For that matter, he remains a fan of the man who fired him, second-year Chancellor Doug Girod.
“I think the world of Doug Girod; I’d do anything to help him,” Zenger said. “He’s the right guy, and the university needs to get behind him.”
He accepts that this is largely, if not completely, about football; KU was 12-72 in his tenure. If David Beaty (3-33) doesn’t show substantial progress this season, Beaty might lose his job — and Zenger wouldn’t have a third chance to get it right.
“I’ll never be OK” with what came to pass in football, Zenger said.
But he asks only that the entire picture be considered when judging his legacy: from the tens of millions in funds raised to new facilities in track, soccer, softball and tennis to the basketball apartment complex and museum housing the original rules of basketball and his thriving relationships with coaches including Bill Self.
And, yes, football.
“Who was the guy pushing the rock up the hill?” he said, laughing, referring to the myth of Sisyphus.
More seriously, he said, “Here’s how I process it: The universe has a way of humbling us.
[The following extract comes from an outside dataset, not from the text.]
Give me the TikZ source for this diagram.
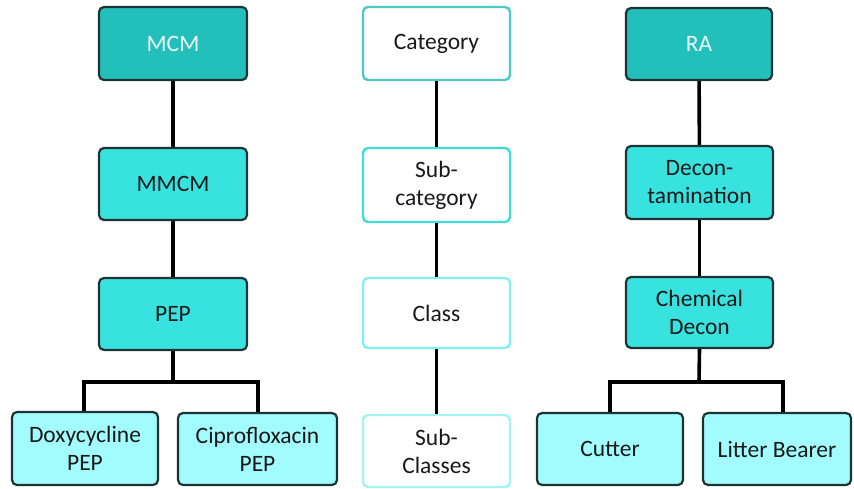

And when I came here (from Illinois State), if I thought I had two skills that were at the top of my list, one would have been football and the other would have been hiring the football coach. …
“I’m not sure I needed more humility, but it certainly put life in perspective.”
Not that he didn’t already have plenty of that.
Few know that Zenger’s father was suffering from aphasia and died at 84 on March 30, Good Friday.
He made sure it was kept quiet so as not to in any way distract from KU getting ready to play in the Final Four.
That was heartbreak, but at least it was in the natural order of the world, unlike when Zenger’s older brother and hero, Sheldon, committed suicide at 26 when Sheahon was 18.
It took more than 20 years before he could talk about it without choking up, which isn’t the same as reconciling it.
“I’ve been through far worse,” he said.
So forward is the way for Zenger, 52, who upon turning 50 became conscious of the fact that the typical healthy life span of men in his family is 75.
In odd moments, he found himself writing “25” on a paper to remind him how many more years he can expect to be able to do the things he wants to do in life.
Pretty soon, of course, he was writing 24. And now 23.
All of which means he can only be excited about what’s ahead, whether it’s in athletics administration, university administration, coaching, the world of philanthropy or some other portal he has yet to consider.
Whatever is to come, it won’t be driven by any need for fame or money or power or glory but how to find fulfillment in helping others.
Meanwhile, he will go to his new office most every day and set about figuring it out.
He also will enjoy his new-found freedom like he did on Friday morning, when he put on a catcher’s mask and sat on a bucket and caught pitches from his youngest son, Jake.
Sometime he might start to churn within again.
But it won’t be about the intense challenges of the KU job that at times pierced him. And it won’t last.
Because this, too, shall pass. And he can’t wait for whatever is next.
Athletics, he knows, are all about the catchphrase of the old “Wide World of Sports” show — “the thrill of victory and the agony of defeat.”
“You know you’re alive in athletics, either way,” he said. “And between the pain of this and the future opportunities, I’m not sure I’ve ever been more alive."